--- start of DATA PROVIDED ---
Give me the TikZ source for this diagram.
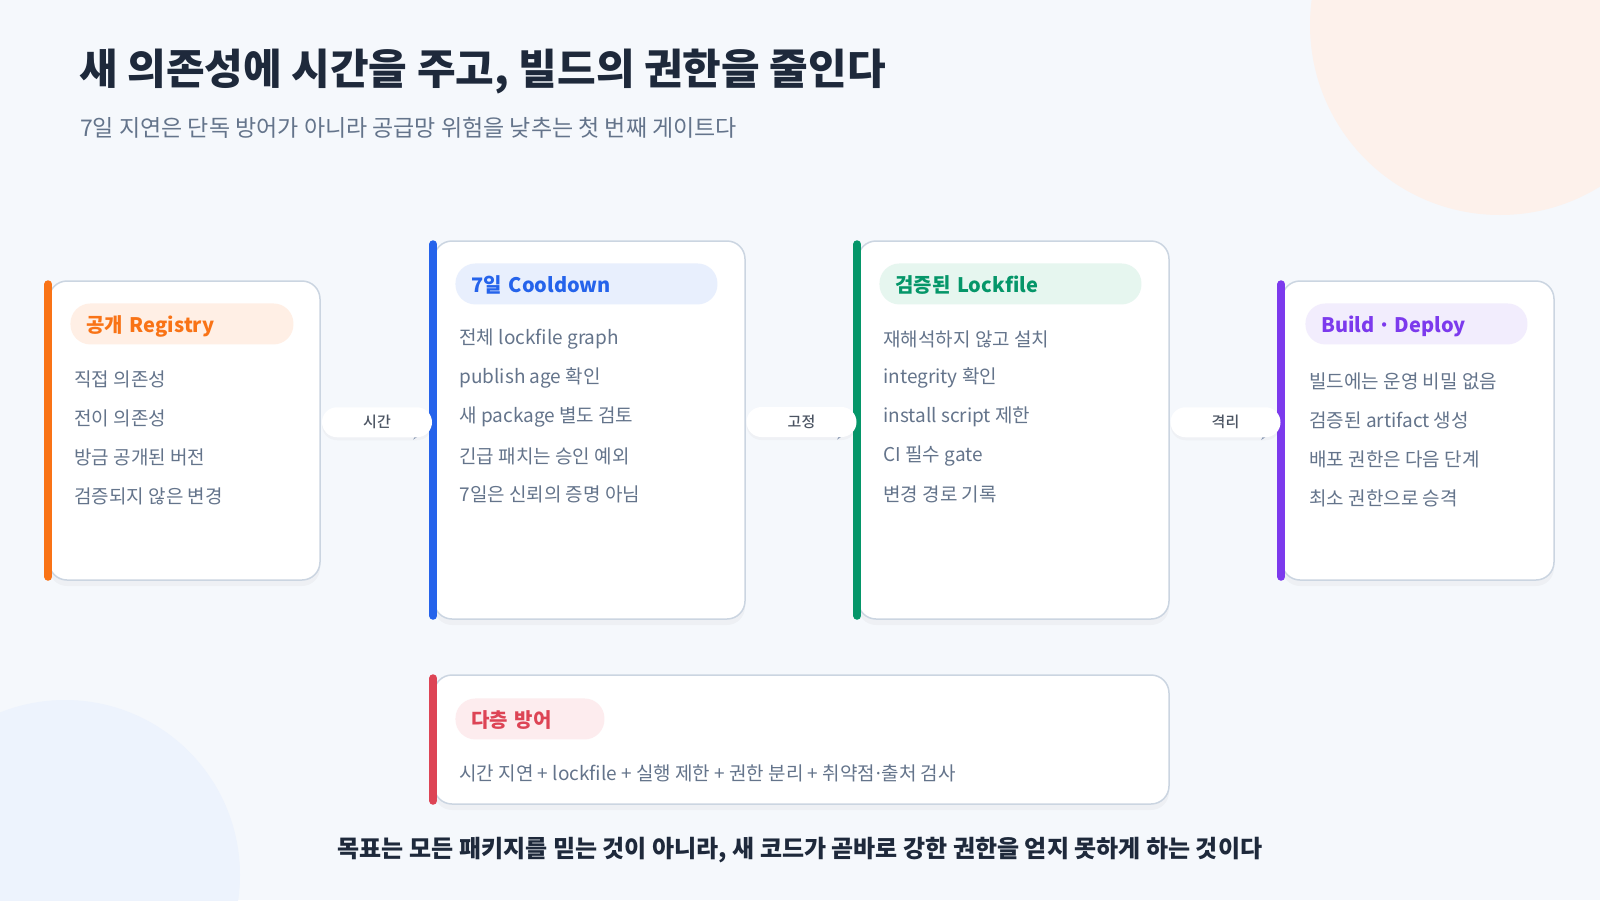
--- end of DATA PROVIDED ---
--- start of DATA PROVIDED ---
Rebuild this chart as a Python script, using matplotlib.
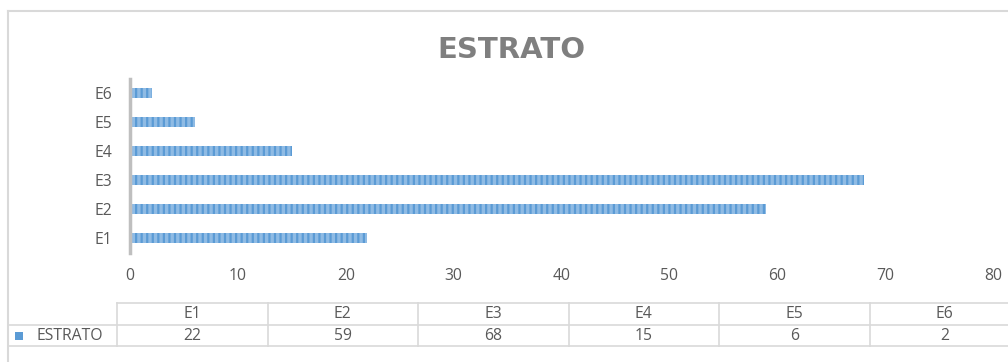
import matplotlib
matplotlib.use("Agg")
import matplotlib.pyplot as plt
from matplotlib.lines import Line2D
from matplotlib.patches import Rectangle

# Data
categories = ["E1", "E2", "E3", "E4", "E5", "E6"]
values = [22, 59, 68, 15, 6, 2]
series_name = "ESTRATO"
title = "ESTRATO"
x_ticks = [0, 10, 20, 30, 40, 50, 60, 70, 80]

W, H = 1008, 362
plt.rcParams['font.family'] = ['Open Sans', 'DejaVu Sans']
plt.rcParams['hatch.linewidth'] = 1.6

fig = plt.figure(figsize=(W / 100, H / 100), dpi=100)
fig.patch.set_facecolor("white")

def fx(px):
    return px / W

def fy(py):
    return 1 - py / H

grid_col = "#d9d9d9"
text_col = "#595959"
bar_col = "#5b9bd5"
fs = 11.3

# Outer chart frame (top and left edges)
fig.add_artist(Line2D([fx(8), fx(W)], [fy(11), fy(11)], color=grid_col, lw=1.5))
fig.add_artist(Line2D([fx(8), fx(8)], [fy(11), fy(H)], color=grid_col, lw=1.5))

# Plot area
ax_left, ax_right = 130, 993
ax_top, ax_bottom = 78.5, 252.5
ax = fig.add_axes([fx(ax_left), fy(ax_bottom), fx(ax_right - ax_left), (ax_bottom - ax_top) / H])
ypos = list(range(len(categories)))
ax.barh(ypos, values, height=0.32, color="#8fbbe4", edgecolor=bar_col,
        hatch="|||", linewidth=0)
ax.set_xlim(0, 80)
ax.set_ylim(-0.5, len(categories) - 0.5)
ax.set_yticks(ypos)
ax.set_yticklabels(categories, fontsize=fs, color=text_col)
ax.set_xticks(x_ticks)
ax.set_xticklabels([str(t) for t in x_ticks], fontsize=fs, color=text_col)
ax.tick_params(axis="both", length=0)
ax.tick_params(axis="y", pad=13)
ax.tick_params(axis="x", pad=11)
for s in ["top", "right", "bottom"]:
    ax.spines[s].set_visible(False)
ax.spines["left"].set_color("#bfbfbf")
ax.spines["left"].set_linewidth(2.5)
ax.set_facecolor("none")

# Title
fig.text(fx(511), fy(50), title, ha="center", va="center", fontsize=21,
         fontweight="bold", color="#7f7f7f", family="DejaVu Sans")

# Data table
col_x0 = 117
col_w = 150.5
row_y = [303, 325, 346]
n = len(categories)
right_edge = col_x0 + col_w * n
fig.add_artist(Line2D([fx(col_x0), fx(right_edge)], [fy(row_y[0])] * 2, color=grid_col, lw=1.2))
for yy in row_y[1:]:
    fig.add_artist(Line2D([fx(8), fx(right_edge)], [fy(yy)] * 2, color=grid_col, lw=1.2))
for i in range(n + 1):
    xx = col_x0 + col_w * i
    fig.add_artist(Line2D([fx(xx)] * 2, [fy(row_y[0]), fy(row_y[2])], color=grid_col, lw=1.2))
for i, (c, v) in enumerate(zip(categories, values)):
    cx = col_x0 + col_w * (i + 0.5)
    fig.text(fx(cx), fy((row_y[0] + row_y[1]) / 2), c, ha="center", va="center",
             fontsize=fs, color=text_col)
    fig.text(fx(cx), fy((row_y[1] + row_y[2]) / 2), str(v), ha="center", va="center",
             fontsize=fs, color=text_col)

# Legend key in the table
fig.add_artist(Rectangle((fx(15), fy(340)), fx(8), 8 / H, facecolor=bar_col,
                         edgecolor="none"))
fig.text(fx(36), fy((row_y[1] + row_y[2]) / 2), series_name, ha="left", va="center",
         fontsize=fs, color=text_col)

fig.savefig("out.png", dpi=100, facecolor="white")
--- end of DATA PROVIDED ---
:: EXERCISE OBJECTIVE ::
Starting at the line containing "Rebuild this chart" and stopping after the line containing "from matplotlib.patches import Rectangle", give the lines again exactly and leave out every image.

:: WRITTEN SOLUTION ::
Rebuild this chart as a Python script, using matplotlib.
import matplotlib
matplotlib.use("Agg")
import matplotlib.pyplot as plt
from matplotlib.lines import Line2D
from matplotlib.patches import Rectangle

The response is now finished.